Monday, 10 February 2003

Twin vision of empire

The differences between Europe and the US are exaggerated. To the rest of the world, they look much the same

by Gary Younge

It is with great bemusement that I absorb abuse from white, rightwing Americans, who hark back to the declaration of independence of 1776 as justification for their Euro-bashing, and to the second world war to justify military aggression.

They badger me as though their own reference points represent the sole prism through which global events could possibly be understood. As if the struggle for moral superiority between Europe and the US could have any relevance to someone whose ancestors were brought to the Americas as slaves and whose parents and grandparents lived through the war under colonisation.

"If it wasn't for us you would be speaking German," they say. "No, if it wasn't for you," I tell them, "I would probably be speaking Yoruba."

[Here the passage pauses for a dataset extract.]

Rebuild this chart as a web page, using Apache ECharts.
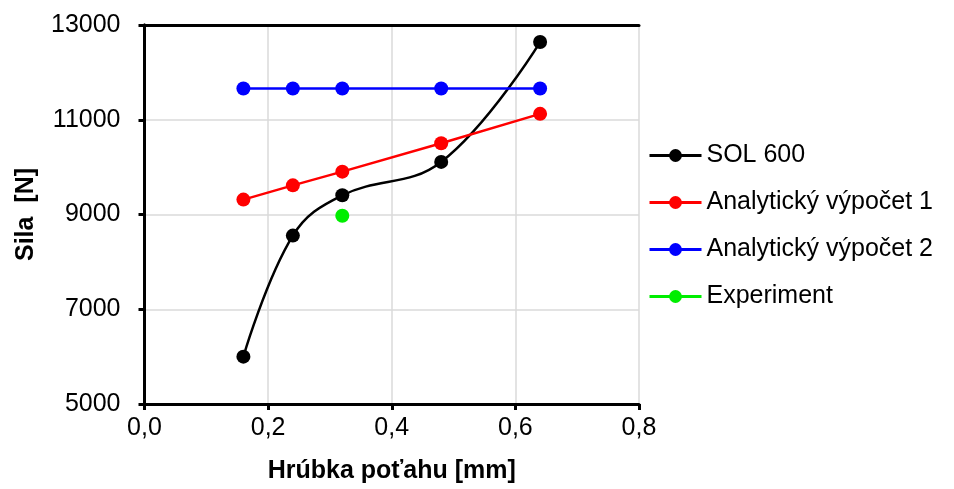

As the diplomatic process over a possible war in Iraq approaches its endgame, the spat between Europe and America is an unwelcome diversion. There are some disputes, we are led to believe, that have a significance beyond themselves alone. Rows with origins in one place and ramifications in many others, which produce not a victor in a single clash but help shape a trend in the bigger scheme of things. Sometimes, as in the conflict between the Soviet Union and the US during the cold war or between cricket (slow, colonial, in decline) and basketball (fast, commercial, on the rise) in the Caribbean, the broader themes are obvious. With others, as with the rivalry between Tony Blair and Gordon Brown or Blur and Oasis, it is difficult to see quite what relevance the disputes hold beyond the immediate outcome and the immediate participants.